Fuzzy sync to the rescue

We started to ponder if we can do better while we were converting a CVE proof of concepts into a LTP testcases. We ended up, after three redesigns and rewrites, with a nice library that can greatly improve the likelihood of triggering a race successfully. As a side effect we need much less iterations and our testcases finish much faster on race-free systems.

The overall idea is quite simple. First we sample how long it takes for the two pieces of code that cause the race to run. Once that is settled all we need to do is to synchronize the code sections accordingly. As we do not know which exact parts of the two sections needs to be aligned to trigger the race, we synchronize the code sections so that the alignment is random in each iteration. But we also make sure that the two sections overlap, otherwise there is no chance to trigger the race.

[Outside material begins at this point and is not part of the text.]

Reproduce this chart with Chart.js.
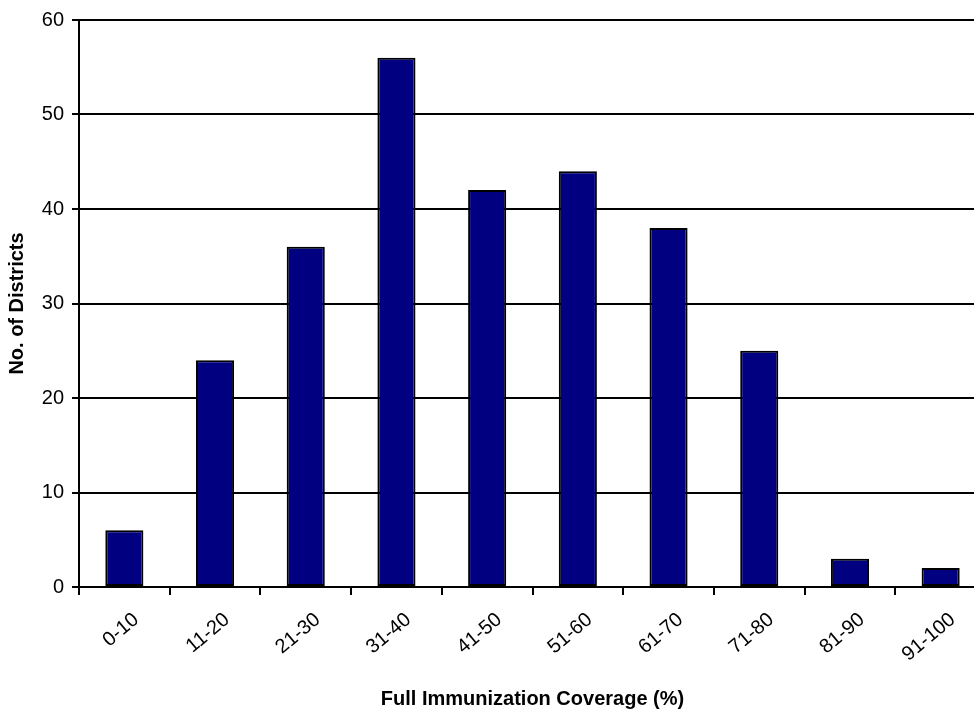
<!DOCTYPE html>
<html>
<head>
<meta charset="utf-8">
<script src="https://cdn.jsdelivr.net/npm/chart.js@4"></script>
<style>
  html, body { margin: 0; padding: 0; overflow: hidden; background: #ffffff; }
  #wrap { position: relative; width: 986px; height: 713px; }
</style>
</head>
<body>
<div id="wrap"><canvas id="chart"></canvas></div>
<script>
// Coverage bands (%) and number of districts in each band
const coverageBands = ['0-10', '11-20', '21-30', '31-40', '41-50', '51-60', '61-70', '71-80', '81-90', '91-100'];
const districtCounts = [6, 24, 36, 56, 42, 44, 38, 25, 3, 2];
const countTicks = [0, 10, 20, 30, 40, 50, 60];

const FONT = "'Liberation Sans', Arial, Helvetica, sans-serif";

new Chart(document.getElementById('chart'), {
  type: 'bar',
  data: {
    labels: coverageBands,
    datasets: [{
      data: districtCounts,
      backgroundColor: '#000080',
      borderColor: '#000000',
      borderWidth: 2,
      borderSkipped: false,
      categoryPercentage: 1.0,
      barPercentage: 0.42
    }]
  },
  options: {
    responsive: true,
    maintainAspectRatio: false,
    animation: false,
    layout: { padding: { top: 17, right: 0, bottom: 0, left: 0 } },
    plugins: { legend: { display: false }, tooltip: { enabled: false } },
    scales: {
      x: {
        offset: true,
        grid: {
          offset: true,
          drawOnChartArea: false,
          drawTicks: true,
          tickLength: 8,
          color: '#000000',
          lineWidth: 2
        },
        border: { display: true, color: '#000000', width: 2 },
        ticks: {
          color: '#000000',
          font: { family: FONT, size: 20 },
          minRotation: 40,
          maxRotation: 40,
          autoSkip: false,
          labelOffset: 12,
          padding: 13
        },
        title: {
          display: true,
          text: 'Full Immunization Coverage (%)',
          color: '#000000',
          font: { family: FONT, size: 20, weight: 'bold' },
          padding: { top: 0, bottom: 2 }
        },
        afterFit: (scale) => { scale.height = 126; }
      },
      y: {
        min: countTicks[0],
        max: countTicks[countTicks.length - 1],
        afterBuildTicks: (scale) => { scale.ticks = countTicks.map(v => ({ value: v })); },
        grid: {
          color: '#000000',
          lineWidth: 2,
          drawTicks: true,
          tickLength: 7
        },
        border: { display: true, color: '#000000', width: 2 },
        ticks: {
          color: '#000000',
          font: { family: FONT, size: 20 },
          padding: 8
        },
        title: {
          display: true,
          text: 'No. of Districts',
          color: '#000000',
          font: { family: FONT, size: 20, weight: 'bold' },
          padding: { top: 5, bottom: 0 }
        },
        afterFit: (scale) => { scale.width = 79; }
      }
    }
  }
});
</script>
</body>
</html>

The implementation is a bit more complicated though. In the sampling phase we are using moving average and we wait for the deviation to settle down so that we have reasonable approximation of the race sections duration. Synchronization of the sections depends on atomic increments and spinlocks and the delay, used for alignment randomization, is introduced by a calibrated busy loops.

Problem solved?

No, not completely. The real world problem is a bit more complex than that. It's true that fuzzy sync library applies well to many race reproducers but some cases does not work at all. One of the problems we found is that the syscall duration may vary considerably depending on the alignment of the second piece of the racing code.

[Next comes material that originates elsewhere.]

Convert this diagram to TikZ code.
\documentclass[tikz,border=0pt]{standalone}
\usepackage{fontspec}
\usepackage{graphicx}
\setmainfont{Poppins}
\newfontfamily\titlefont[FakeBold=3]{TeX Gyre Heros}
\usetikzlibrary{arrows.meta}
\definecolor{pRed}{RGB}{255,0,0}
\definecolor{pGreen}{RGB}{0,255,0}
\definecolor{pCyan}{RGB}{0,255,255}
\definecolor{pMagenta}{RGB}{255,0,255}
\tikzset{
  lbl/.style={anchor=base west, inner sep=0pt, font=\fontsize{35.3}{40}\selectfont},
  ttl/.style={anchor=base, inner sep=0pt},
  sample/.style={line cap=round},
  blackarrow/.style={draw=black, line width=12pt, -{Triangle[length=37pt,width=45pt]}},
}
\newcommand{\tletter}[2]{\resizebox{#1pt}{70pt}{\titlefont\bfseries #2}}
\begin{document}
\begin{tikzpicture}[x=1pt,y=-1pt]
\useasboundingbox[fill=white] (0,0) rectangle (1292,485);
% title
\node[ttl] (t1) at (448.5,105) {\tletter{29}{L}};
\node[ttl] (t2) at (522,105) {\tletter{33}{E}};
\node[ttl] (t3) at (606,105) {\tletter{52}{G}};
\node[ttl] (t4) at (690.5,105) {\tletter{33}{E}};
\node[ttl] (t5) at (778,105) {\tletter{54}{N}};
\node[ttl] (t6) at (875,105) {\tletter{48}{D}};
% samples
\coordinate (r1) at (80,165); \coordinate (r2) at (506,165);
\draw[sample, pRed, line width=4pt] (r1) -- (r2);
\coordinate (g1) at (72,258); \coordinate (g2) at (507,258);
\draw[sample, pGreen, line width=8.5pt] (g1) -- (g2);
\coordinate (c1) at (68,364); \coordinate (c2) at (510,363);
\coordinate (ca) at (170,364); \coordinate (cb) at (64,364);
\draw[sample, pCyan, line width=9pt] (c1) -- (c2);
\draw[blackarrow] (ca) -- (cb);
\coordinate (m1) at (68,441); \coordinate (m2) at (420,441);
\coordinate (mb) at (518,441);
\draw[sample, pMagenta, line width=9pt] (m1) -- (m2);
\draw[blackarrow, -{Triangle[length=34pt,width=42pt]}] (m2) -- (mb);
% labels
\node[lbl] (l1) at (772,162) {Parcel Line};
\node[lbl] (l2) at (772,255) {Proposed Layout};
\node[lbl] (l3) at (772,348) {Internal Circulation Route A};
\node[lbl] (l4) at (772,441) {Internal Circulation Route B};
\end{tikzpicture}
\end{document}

Consider for example recvmsg() racing with close(). If we align these two syscalls in a way that the file descriptor would be closed at the beginning of recvmsg() the syscall will quickly return EBADF which has zero chance of hitting the race. This was the case for CVE-2016-7117 so had to introduce a function to bias the offset of the code sections in order to finish sampling phase successfully in this case.

Real world example

Piece of code that attempts to reproduce d90a10e2444b “fsnotify: Fix fsnotify_mark_connector race” follows.

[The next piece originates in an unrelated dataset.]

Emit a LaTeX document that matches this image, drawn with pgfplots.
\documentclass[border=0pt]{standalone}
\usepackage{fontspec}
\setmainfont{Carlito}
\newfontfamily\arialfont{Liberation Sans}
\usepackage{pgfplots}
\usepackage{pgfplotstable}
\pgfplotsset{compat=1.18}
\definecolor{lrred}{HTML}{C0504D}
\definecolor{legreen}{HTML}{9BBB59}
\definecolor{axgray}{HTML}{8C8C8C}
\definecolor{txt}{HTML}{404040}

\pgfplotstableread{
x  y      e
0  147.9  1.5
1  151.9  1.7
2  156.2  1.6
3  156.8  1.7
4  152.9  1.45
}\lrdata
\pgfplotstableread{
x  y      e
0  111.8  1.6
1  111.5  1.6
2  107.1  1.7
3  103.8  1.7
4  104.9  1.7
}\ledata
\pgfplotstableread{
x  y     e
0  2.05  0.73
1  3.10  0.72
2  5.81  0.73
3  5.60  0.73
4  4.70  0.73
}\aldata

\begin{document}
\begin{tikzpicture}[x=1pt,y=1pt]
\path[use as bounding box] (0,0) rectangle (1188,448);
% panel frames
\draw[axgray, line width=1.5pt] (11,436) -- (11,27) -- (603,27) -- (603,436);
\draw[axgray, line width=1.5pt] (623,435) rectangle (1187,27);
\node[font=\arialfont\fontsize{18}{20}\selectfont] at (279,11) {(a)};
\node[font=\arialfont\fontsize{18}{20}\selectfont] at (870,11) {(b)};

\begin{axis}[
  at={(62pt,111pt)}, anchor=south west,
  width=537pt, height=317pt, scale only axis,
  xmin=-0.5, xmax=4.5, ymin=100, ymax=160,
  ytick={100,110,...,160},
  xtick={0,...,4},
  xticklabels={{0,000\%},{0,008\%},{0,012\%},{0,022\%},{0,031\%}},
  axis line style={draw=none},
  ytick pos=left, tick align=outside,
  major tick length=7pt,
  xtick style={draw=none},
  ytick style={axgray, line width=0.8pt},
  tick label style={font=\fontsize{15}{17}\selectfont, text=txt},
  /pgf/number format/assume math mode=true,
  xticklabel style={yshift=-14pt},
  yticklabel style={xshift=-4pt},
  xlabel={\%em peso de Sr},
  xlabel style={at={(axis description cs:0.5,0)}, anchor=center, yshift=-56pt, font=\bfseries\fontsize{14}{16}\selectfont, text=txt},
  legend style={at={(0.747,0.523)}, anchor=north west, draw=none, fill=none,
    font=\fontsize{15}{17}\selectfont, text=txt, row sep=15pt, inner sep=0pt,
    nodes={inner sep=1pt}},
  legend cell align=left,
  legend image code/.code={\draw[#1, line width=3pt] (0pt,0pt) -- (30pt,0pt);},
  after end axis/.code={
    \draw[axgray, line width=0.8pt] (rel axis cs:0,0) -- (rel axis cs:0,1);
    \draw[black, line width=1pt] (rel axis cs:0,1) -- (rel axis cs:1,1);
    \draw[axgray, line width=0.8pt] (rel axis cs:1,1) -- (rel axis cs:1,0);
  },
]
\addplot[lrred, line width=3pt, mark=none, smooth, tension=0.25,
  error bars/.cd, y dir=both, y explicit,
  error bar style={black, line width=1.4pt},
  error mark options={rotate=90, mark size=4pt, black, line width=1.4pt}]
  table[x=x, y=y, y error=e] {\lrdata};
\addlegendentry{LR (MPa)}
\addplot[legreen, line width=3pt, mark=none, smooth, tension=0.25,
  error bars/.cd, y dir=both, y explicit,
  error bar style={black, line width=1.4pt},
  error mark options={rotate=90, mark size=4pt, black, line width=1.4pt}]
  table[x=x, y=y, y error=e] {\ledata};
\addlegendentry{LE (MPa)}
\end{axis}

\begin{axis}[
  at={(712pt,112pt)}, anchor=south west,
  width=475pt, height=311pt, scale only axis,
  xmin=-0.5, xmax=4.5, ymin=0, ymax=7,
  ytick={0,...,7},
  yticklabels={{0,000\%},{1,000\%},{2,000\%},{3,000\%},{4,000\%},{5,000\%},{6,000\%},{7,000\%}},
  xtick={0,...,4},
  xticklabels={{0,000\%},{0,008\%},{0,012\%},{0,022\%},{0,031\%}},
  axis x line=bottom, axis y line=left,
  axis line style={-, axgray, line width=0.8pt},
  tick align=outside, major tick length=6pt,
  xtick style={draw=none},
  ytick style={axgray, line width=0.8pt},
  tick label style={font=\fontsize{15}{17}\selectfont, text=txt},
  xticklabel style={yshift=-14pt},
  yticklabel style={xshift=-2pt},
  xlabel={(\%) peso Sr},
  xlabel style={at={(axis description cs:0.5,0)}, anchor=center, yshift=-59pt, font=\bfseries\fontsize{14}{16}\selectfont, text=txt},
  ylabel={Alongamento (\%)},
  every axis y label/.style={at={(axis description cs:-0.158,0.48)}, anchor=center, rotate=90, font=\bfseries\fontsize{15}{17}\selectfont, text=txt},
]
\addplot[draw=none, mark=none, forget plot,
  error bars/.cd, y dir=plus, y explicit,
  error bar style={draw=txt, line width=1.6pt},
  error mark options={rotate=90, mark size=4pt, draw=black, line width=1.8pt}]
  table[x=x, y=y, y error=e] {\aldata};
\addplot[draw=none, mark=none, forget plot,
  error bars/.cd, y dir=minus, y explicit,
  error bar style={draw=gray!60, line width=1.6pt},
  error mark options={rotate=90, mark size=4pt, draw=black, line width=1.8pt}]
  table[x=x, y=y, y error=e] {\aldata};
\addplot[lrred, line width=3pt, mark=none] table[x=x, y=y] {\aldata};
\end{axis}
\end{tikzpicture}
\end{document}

static struct tst_fzsync_pair fzsync_pair;
static int fd;

static void *write_seek(void *unused)
{
        char buf[64];

        while (tst_fzsync_run_b(&fzsync_pair)) {
                tst_fzsync_start_race_b(&fzsync_pair);
                SAFE_WRITE(0, fd, buf, sizeof(buf));
                SAFE_LSEEK(fd, 0, SEEK_SET);
                tst_fzsync_end_race_b(&fzsync_pair);
        }
        return unused;
}

static void setup(void)
{
        fd = SAFE_OPEN(FNAME, O_CREAT | O_RDWR, 0600);
        tst_fzsync_pair_init(&fzsync_pair);
}

static void cleanup(void)
{
        if (fd > 0)
                SAFE_CLOSE(fd);

        tst_fzsync_pair_cleanup(&fzsync_pair);
}

static void verify_inotify(void)
{
        int inotify_fd;
        int wd;

        inotify_fd = SAFE_MYINOTIFY_INIT1(0);

        tst_fzsync_pair_reset(&fzsync_pair, write_seek);
        while (tst_fzsync_run_a(&fzsync_pair)) {
                wd = SAFE_MYINOTIFY_ADD_WATCH(inotify_fd, FNAME, IN_MODIFY);

                tst_fzsync_start_race_a(&fzsync_pair);
                wd = myinotify_rm_watch(inotify_fd, wd);
                tst_fzsync_end_race_a(&fzsync_pair);
                if (wd < 0)
                        tst_brk(TBROK | TERRNO, "inotify_rm_watch() failed.");
        }
        SAFE_CLOSE(inotify_fd);
        /* We survived for given time - test succeeded */
        tst_res(TPASS, "kernel survived inotify beating");
}

static struct tst_test test = {
        .needs_tmpdir = 1,
        .setup = setup,
        .cleanup = cleanup,
        .test_all = verify_inotify,
};

As you can see the initialization and exit are handled in the setup() and cleanup() functions.

The syscalls that are racing here are enclosed between tst_fzsync_start_race_*() and tst_fzsync_end_race_*().

The tst_fzync_pair_reset() functions clears the counters and also starts a thread that is racing against the main thread.

And that's about it, all the complexity is neatly packed in the fzsync library.